Ces bières maison sont ornées de références politiques de l'opposition : à gauche, la bière rend hommage à Yasar Kemal, célèbre figure de l'opposition et défenseur de la cause kurde. En haut à droite, les bières forment le mot "hayir" ("non" en français), en référence au dernier référendum constitutionnel. En bas à droite, le célèbre chat grognon et alcoolique Sero décore la bière "Çapulcu", surnom donné par Erdogan aux opposants ayant participé au mouvement Gezi en 2013. Photos publiées sur différents groupes Facebook.

Avec l’augmentation des taxes par le gouvernement, on a l’impression que l’alcool, en tant que partie importante de notre culture, nous est arraché. Aujourd’hui le sujet est parfois tabou. Je ne le dis pas à tout le monde ce que je fais. Ma mère pense que je suis alcoolique par exemple.

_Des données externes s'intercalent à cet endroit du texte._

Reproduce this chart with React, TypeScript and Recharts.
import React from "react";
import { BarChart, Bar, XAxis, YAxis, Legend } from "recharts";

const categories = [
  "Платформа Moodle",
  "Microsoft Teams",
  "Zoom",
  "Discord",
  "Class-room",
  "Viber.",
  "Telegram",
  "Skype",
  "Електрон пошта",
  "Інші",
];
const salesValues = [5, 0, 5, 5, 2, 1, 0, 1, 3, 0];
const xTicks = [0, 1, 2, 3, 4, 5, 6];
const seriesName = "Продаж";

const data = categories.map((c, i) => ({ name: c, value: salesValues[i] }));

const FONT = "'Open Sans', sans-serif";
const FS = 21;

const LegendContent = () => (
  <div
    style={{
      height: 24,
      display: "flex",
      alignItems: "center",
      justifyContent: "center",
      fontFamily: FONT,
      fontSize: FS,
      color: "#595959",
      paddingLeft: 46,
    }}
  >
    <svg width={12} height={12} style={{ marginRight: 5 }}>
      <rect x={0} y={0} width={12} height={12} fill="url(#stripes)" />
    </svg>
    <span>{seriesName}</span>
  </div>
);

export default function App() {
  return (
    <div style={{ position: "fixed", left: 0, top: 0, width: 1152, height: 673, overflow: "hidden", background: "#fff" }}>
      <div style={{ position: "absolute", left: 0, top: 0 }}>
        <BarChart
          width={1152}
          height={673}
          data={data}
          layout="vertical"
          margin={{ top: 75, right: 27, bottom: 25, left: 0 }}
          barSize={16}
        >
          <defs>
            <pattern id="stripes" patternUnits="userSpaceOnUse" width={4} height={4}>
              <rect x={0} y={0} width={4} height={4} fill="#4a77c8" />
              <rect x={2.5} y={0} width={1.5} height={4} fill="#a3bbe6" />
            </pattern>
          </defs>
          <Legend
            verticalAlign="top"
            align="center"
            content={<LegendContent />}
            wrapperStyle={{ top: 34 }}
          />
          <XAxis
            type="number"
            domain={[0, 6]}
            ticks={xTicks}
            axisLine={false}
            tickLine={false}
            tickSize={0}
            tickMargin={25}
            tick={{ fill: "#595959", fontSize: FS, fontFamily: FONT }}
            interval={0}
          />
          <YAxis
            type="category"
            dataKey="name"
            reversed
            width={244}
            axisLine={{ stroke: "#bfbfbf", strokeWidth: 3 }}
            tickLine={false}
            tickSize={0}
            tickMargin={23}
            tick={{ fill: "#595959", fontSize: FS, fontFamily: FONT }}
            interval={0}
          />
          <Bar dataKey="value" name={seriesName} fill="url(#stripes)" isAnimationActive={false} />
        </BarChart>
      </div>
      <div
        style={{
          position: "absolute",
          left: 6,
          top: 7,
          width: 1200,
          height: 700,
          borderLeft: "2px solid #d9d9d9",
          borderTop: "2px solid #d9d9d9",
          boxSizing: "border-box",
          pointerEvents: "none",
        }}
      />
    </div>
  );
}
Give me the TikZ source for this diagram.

La presse turque a récemment évoqué de pénuries d’alcool pur, au moment du Bayram, ou fête du sacrifice, que beaucoup de Turcs célèbrent en famille. L’éthanol est vendu librement dans les supermarchés, dilué puis aromatisé à l’anis pour faire un "faux raki". Cette méthode, moins bonne au goût que l’artisanale selon nos Observateurs, n’est pas dangereuse si les dosages sont respectés. Les faits divers relatant des décès liés à la consommation d’alcool maison sont fréquents et sont généralement liés à des problèmes rencontrés lors de la distillation.

Depuis 2011, la consommation de toutes les catégories de boissons alcoolisées a baissé en Turquie, selon les donneés de l'autorité turque de régulation du marché des tabacs et alcools (TAPDK).